▶ **DIRECTIONS FOR THIS TASK**: Give back each entry unchanged, minus pictures.

▶ **MATERIAL FOR THIS TASK**:
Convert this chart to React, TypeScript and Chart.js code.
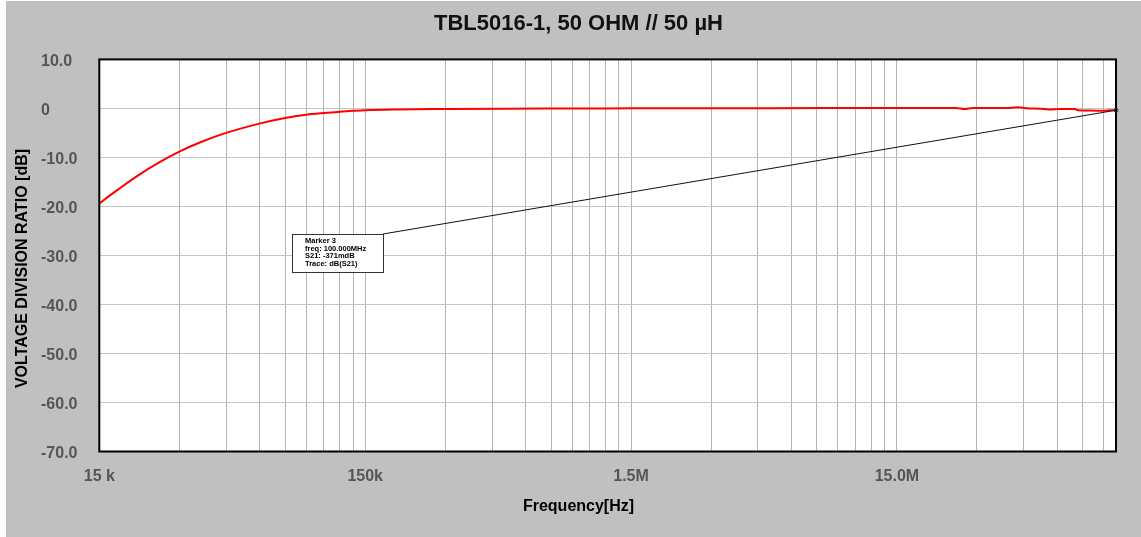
import React, { useEffect, useRef } from "react";
import { Chart, registerables } from "chart.js";

Chart.register(...registerables);

const FONT = "Arial, 'Liberation Sans', sans-serif";

const TITLE = "TBL5016-1, 50 OHM // 50 µH";
const X_TITLE = "Frequency[Hz]";
const Y_TITLE = "VOLTAGE DIVISION RATIO [dB]";

const frequencies = [
  15000, 16500, 18000, 21000, 25000, 30000, 36000, 45000, 60000, 75000, 90000,
  105000, 120000, 135000, 150000, 200000, 300000, 500000, 1000000, 1500000,
  5000000, 15000000, 25000000, 27000000, 29000000, 40000000, 43000000, 46000000,
  52000000, 56000000, 62000000, 70000000, 72000000, 80000000, 90000000, 95000000,
  100000000,
];
const s21dB = [
  -19.4, -17.7, -16.2, -13.65, -11.1, -8.8, -6.9, -5.0, -3.1, -1.95, -1.3,
  -0.95, -0.7, -0.5, -0.35, -0.2, -0.12, -0.05, -0.02, 0.02,
  0.05, 0.1, 0.1, -0.1, 0.1, 0.1, 0.25, 0.05,
  -0.05, -0.2, -0.1, -0.1, -0.4, -0.45, -0.5, -0.4,
  -0.371,
];

// Axes
const xMin = 15000;
const xMax = 100000000;
const xDecadeStarts = [15000, 150000, 1500000, 15000000];
const xMultipliers = [1, 2, 3, 4, 5, 6, 7, 8, 9];
const xLabelValues = [15000, 150000, 1500000, 15000000];
const xLabelTexts = ["15 k", "150k", "1.5M", "15.0M"];
const yMin = -70;
const yMax = 10;
const yStep = 10;
const yTickValues = [10, 0, -10, -20, -30, -40, -50, -60, -70];
const yTickTexts = ["10.0", "0", "-10.0", "-20.0", "-30.0", "-40.0", "-50.0", "-60.0", "-70.0"];

// Marker annotation
const markerLines = ["Marker 3", "freq: 100.000MHz", "S21: -371mdB", "Trace: dB(S21)"];
const markerFreq = 100000000;
const markerDb = -0.371;
const markerBoxFreq = 79400;
const markerBoxDb = -25.7;

const xGridValues: number[] = [];
xDecadeStarts.forEach((d) =>
  xMultipliers.forEach((m) => {
    const v = d * m;
    if (v <= xMax) xGridValues.push(v);
  })
);

const PAD_LEFT = 41;
const PAD_RIGHT = 25;

const decorPlugin = {
  id: "decor",
  beforeDraw(chart: any) {
    const { ctx, width, height, chartArea: a } = chart;
    ctx.save();
    ctx.fillStyle = "#ffffff";
    ctx.fillRect(0, 0, width, height);
    ctx.fillStyle = "#c0c0c0";
    ctx.fillRect(6, 1, width - 6, height - 1);
    ctx.fillStyle = "#ffffff";
    ctx.fillRect(a.left, a.top, a.right - a.left, a.bottom - a.top);
    ctx.restore();
  },
  afterDraw(chart: any) {
    const { ctx, chartArea: a, scales } = chart;
    const xs = scales.x;
    const ys = scales.y;
    ctx.save();
    // plot frame
    ctx.strokeStyle = "#000";
    ctx.lineWidth = 2;
    ctx.strokeRect(a.left, a.top, a.right - a.left, a.bottom - a.top);

    // marker
    const px = xs.getPixelForValue(markerFreq);
    const py = ys.getPixelForValue(markerDb);
    const bx = Math.round(xs.getPixelForValue(markerBoxFreq));
    const by = Math.round(ys.getPixelForValue(markerBoxDb));
    const bw = 91;
    const bh = 38;
    ctx.lineWidth = 1;
    ctx.strokeStyle = "#111";
    ctx.beginPath();
    ctx.moveTo(bx + bw, by);
    ctx.lineTo(px, py);
    ctx.stroke();
    ctx.fillStyle = "#fff";
    ctx.fillRect(bx, by, bw, bh);
    ctx.strokeStyle = "#333";
    ctx.strokeRect(bx + 0.5, by + 0.5, bw, bh);
    ctx.fillStyle = "#000";
    ctx.font = `bold 7.5px ${FONT}`;
    ctx.textAlign = "left";
    ctx.textBaseline = "middle";
    markerLines.forEach((t, i) => ctx.fillText(t, bx + 13, by + 6.8 + i * 7.8));
    ctx.strokeStyle = "#333";
    ctx.beginPath();
    ctx.arc(px, py, 2, 0, Math.PI * 2);
    ctx.stroke();

    // axis titles
    ctx.fillStyle = "#000";
    ctx.font = `bold 16px ${FONT}`;
    ctx.textAlign = "center";
    ctx.textBaseline = "middle";
    ctx.fillText(X_TITLE, (PAD_LEFT + a.right) / 2, a.bottom + 55);
    ctx.translate(27, chart.height / 2);
    ctx.rotate(-Math.PI / 2);
    ctx.textBaseline = "alphabetic";
    ctx.fillText(Y_TITLE, 0, 0);
    ctx.restore();
  },
};

export default function App() {
  const ref = useRef<HTMLCanvasElement | null>(null);
  useEffect(() => {
    if (!ref.current) return;
    Chart.defaults.font.family = FONT;
    const chart = new Chart(ref.current, {
      type: "line",
      data: {
        datasets: [
          {
            label: "dB(S21)",
            data: frequencies.map((f, i) => ({ x: f, y: s21dB[i] })),
            borderColor: "#ff0000",
            borderWidth: 2,
            pointRadius: 0,
            cubicInterpolationMode: "monotone",
            fill: false,
          },
        ],
      },
      options: {
        responsive: false,
        animation: false,
        devicePixelRatio: 1,
        layout: { padding: { left: PAD_LEFT, right: PAD_RIGHT, top: 0, bottom: 0 } },
        plugins: {
          legend: { display: false },
          tooltip: { enabled: false },
          title: {
            display: true,
            text: TITLE,
            color: "#111",
            font: { size: 22, weight: "bold", family: FONT },
            padding: { top: 11, bottom: 22 },
          },
        },
        scales: {
          x: {
            type: "logarithmic",
            min: xMin,
            max: xMax,
            afterBuildTicks: (scale: any) => {
              scale.ticks = xGridValues.map((v) => ({ value: v }));
            },
            afterFit: (scale: any) => {
              scale.height = 85.5;
            },
            grid: { color: "#b4b4b4", lineWidth: 1, drawTicks: false },
            border: { display: false },
            ticks: {
              autoSkip: false,
              maxRotation: 0,
              minRotation: 0,
              padding: 15,
              color: "#555",
              font: { size: 16, weight: "bold", family: FONT },
              callback: (v: any) => {
                const idx = xLabelValues.findIndex((lv) => Math.abs(lv - Number(v)) < 1e-3 * lv);
                return idx >= 0 ? xLabelTexts[idx] : "";
              },
            },
          },
          y: {
            type: "linear",
            min: yMin,
            max: yMax,
            afterFit: (scale: any) => {
              scale.width = 58.3;
            },
            grid: { color: "#c4c4c4", lineWidth: 1, drawTicks: false },
            border: { display: false },
            ticks: {
              stepSize: yStep,
              crossAlign: "far",
              padding: 0,
              labelOffset: 2.5,
              color: "#555",
              font: { size: 16, weight: "bold", family: FONT },
              callback: (v: any) => {
                const idx = yTickValues.indexOf(Number(v));
                return idx >= 0 ? yTickTexts[idx] : "";
              },
            },
          },
        },
      },
      plugins: [decorPlugin],
    } as any);
    return () => chart.destroy();
  }, []);
  return (
    <div style={{ position: "fixed", left: 0, top: 0, width: 1141, height: 537 }}>
      <canvas ref={ref} width={1141} height={537} style={{ display: "block" }} />
    </div>
  );
}
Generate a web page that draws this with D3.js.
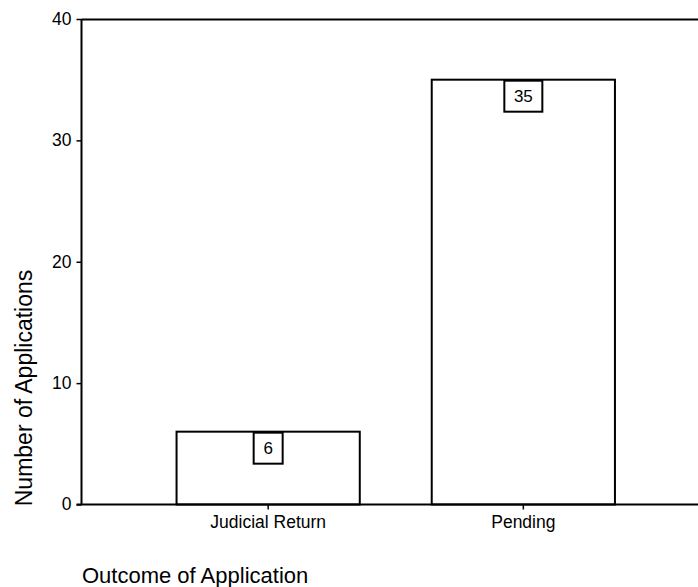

▶ **RESULT OF THE EXERCISE**:
Convert this chart to React, TypeScript and Chart.js code.
import React, { useEffect, useRef } from "react";
import { Chart, registerables } from "chart.js";

Chart.register(...registerables);

const FONT = "Arial, 'Liberation Sans', sans-serif";

const TITLE = "TBL5016-1, 50 OHM // 50 µH";
const X_TITLE = "Frequency[Hz]";
const Y_TITLE = "VOLTAGE DIVISION RATIO [dB]";

const frequencies = [
  15000, 16500, 18000, 21000, 25000, 30000, 36000, 45000, 60000, 75000, 90000,
  105000, 120000, 135000, 150000, 200000, 300000, 500000, 1000000, 1500000,
  5000000, 15000000, 25000000, 27000000, 29000000, 40000000, 43000000, 46000000,
  52000000, 56000000, 62000000, 70000000, 72000000, 80000000, 90000000, 95000000,
  100000000,
];
const s21dB = [
  -19.4, -17.7, -16.2, -13.65, -11.1, -8.8, -6.9, -5.0, -3.1, -1.95, -1.3,
  -0.95, -0.7, -0.5, -0.35, -0.2, -0.12, -0.05, -0.02, 0.02,
  0.05, 0.1, 0.1, -0.1, 0.1, 0.1, 0.25, 0.05,
  -0.05, -0.2, -0.1, -0.1, -0.4, -0.45, -0.5, -0.4,
  -0.371,
];

// Axes
const xMin = 15000;
const xMax = 100000000;
const xDecadeStarts = [15000, 150000, 1500000, 15000000];
const xMultipliers = [1, 2, 3, 4, 5, 6, 7, 8, 9];
const xLabelValues = [15000, 150000, 1500000, 15000000];
const xLabelTexts = ["15 k", "150k", "1.5M", "15.0M"];
const yMin = -70;
const yMax = 10;
const yStep = 10;
const yTickValues = [10, 0, -10, -20, -30, -40, -50, -60, -70];
const yTickTexts = ["10.0", "0", "-10.0", "-20.0", "-30.0", "-40.0", "-50.0", "-60.0", "-70.0"];

// Marker annotation
const markerLines = ["Marker 3", "freq: 100.000MHz", "S21: -371mdB", "Trace: dB(S21)"];
const markerFreq = 100000000;
const markerDb = -0.371;
const markerBoxFreq = 79400;
const markerBoxDb = -25.7;

const xGridValues: number[] = [];
xDecadeStarts.forEach((d) =>
  xMultipliers.forEach((m) => {
    const v = d * m;
    if (v <= xMax) xGridValues.push(v);
  })
);

const PAD_LEFT = 41;
const PAD_RIGHT = 25;

const decorPlugin = {
  id: "decor",
  beforeDraw(chart: any) {
    const { ctx, width, height, chartArea: a } = chart;
    ctx.save();
    ctx.fillStyle = "#ffffff";
    ctx.fillRect(0, 0, width, height);
    ctx.fillStyle = "#c0c0c0";
    ctx.fillRect(6, 1, width - 6, height - 1);
    ctx.fillStyle = "#ffffff";
    ctx.fillRect(a.left, a.top, a.right - a.left, a.bottom - a.top);
    ctx.restore();
  },
  afterDraw(chart: any) {
    const { ctx, chartArea: a, scales } = chart;
    const xs = scales.x;
    const ys = scales.y;
    ctx.save();
    // plot frame
    ctx.strokeStyle = "#000";
    ctx.lineWidth = 2;
    ctx.strokeRect(a.left, a.top, a.right - a.left, a.bottom - a.top);

    // marker
    const px = xs.getPixelForValue(markerFreq);
    const py = ys.getPixelForValue(markerDb);
    const bx = Math.round(xs.getPixelForValue(markerBoxFreq));
    const by = Math.round(ys.getPixelForValue(markerBoxDb));
    const bw = 91;
    const bh = 38;
    ctx.lineWidth = 1;
    ctx.strokeStyle = "#111";
    ctx.beginPath();
    ctx.moveTo(bx + bw, by);
    ctx.lineTo(px, py);
    ctx.stroke();
    ctx.fillStyle = "#fff";
    ctx.fillRect(bx, by, bw, bh);
    ctx.strokeStyle = "#333";
    ctx.strokeRect(bx + 0.5, by + 0.5, bw, bh);
    ctx.fillStyle = "#000";
    ctx.font = `bold 7.5px ${FONT}`;
    ctx.textAlign = "left";
    ctx.textBaseline = "middle";
    markerLines.forEach((t, i) => ctx.fillText(t, bx + 13, by + 6.8 + i * 7.8));
    ctx.strokeStyle = "#333";
    ctx.beginPath();
    ctx.arc(px, py, 2, 0, Math.PI * 2);
    ctx.stroke();

    // axis titles
    ctx.fillStyle = "#000";
    ctx.font = `bold 16px ${FONT}`;
    ctx.textAlign = "center";
    ctx.textBaseline = "middle";
    ctx.fillText(X_TITLE, (PAD_LEFT + a.right) / 2, a.bottom + 55);
    ctx.translate(27, chart.height / 2);
    ctx.rotate(-Math.PI / 2);
    ctx.textBaseline = "alphabetic";
    ctx.fillText(Y_TITLE, 0, 0);
    ctx.restore();
  },
};

export default function App() {
  const ref = useRef<HTMLCanvasElement | null>(null);
  useEffect(() => {
    if (!ref.current) return;
    Chart.defaults.font.family = FONT;
    const chart = new Chart(ref.current, {
      type: "line",
      data: {
        datasets: [
          {
            label: "dB(S21)",
            data: frequencies.map((f, i) => ({ x: f, y: s21dB[i] })),
            borderColor: "#ff0000",
            borderWidth: 2,
            pointRadius: 0,
            cubicInterpolationMode: "monotone",
            fill: false,
          },
        ],
      },
      options: {
        responsive: false,
        animation: false,
        devicePixelRatio: 1,
        layout: { padding: { left: PAD_LEFT, right: PAD_RIGHT, top: 0, bottom: 0 } },
        plugins: {
          legend: { display: false },
          tooltip: { enabled: false },
          title: {
            display: true,
            text: TITLE,
            color: "#111",
            font: { size: 22, weight: "bold", family: FONT },
            padding: { top: 11, bottom: 22 },
          },
        },
        scales: {
          x: {
            type: "logarithmic",
            min: xMin,
            max: xMax,
            afterBuildTicks: (scale: any) => {
              scale.ticks = xGridValues.map((v) => ({ value: v }));
            },
            afterFit: (scale: any) => {
              scale.height = 85.5;
            },
            grid: { color: "#b4b4b4", lineWidth: 1, drawTicks: false },
            border: { display: false },
            ticks: {
              autoSkip: false,
              maxRotation: 0,
              minRotation: 0,
              padding: 15,
              color: "#555",
              font: { size: 16, weight: "bold", family: FONT },
              callback: (v: any) => {
                const idx = xLabelValues.findIndex((lv) => Math.abs(lv - Number(v)) < 1e-3 * lv);
                return idx >= 0 ? xLabelTexts[idx] : "";
              },
            },
          },
          y: {
            type: "linear",
            min: yMin,
            max: yMax,
            afterFit: (scale: any) => {
              scale.width = 58.3;
            },
            grid: { color: "#c4c4c4", lineWidth: 1, drawTicks: false },
            border: { display: false },
            ticks: {
              stepSize: yStep,
              crossAlign: "far",
              padding: 0,
              labelOffset: 2.5,
              color: "#555",
              font: { size: 16, weight: "bold", family: FONT },
              callback: (v: any) => {
                const idx = yTickValues.indexOf(Number(v));
                return idx >= 0 ? yTickTexts[idx] : "";
              },
            },
          },
        },
      },
      plugins: [decorPlugin],
    } as any);
    return () => chart.destroy();
  }, []);
  return (
    <div style={{ position: "fixed", left: 0, top: 0, width: 1141, height: 537 }}>
      <canvas ref={ref} width={1141} height={537} style={{ display: "block" }} />
    </div>
  );
}
Generate a web page that draws this with D3.js.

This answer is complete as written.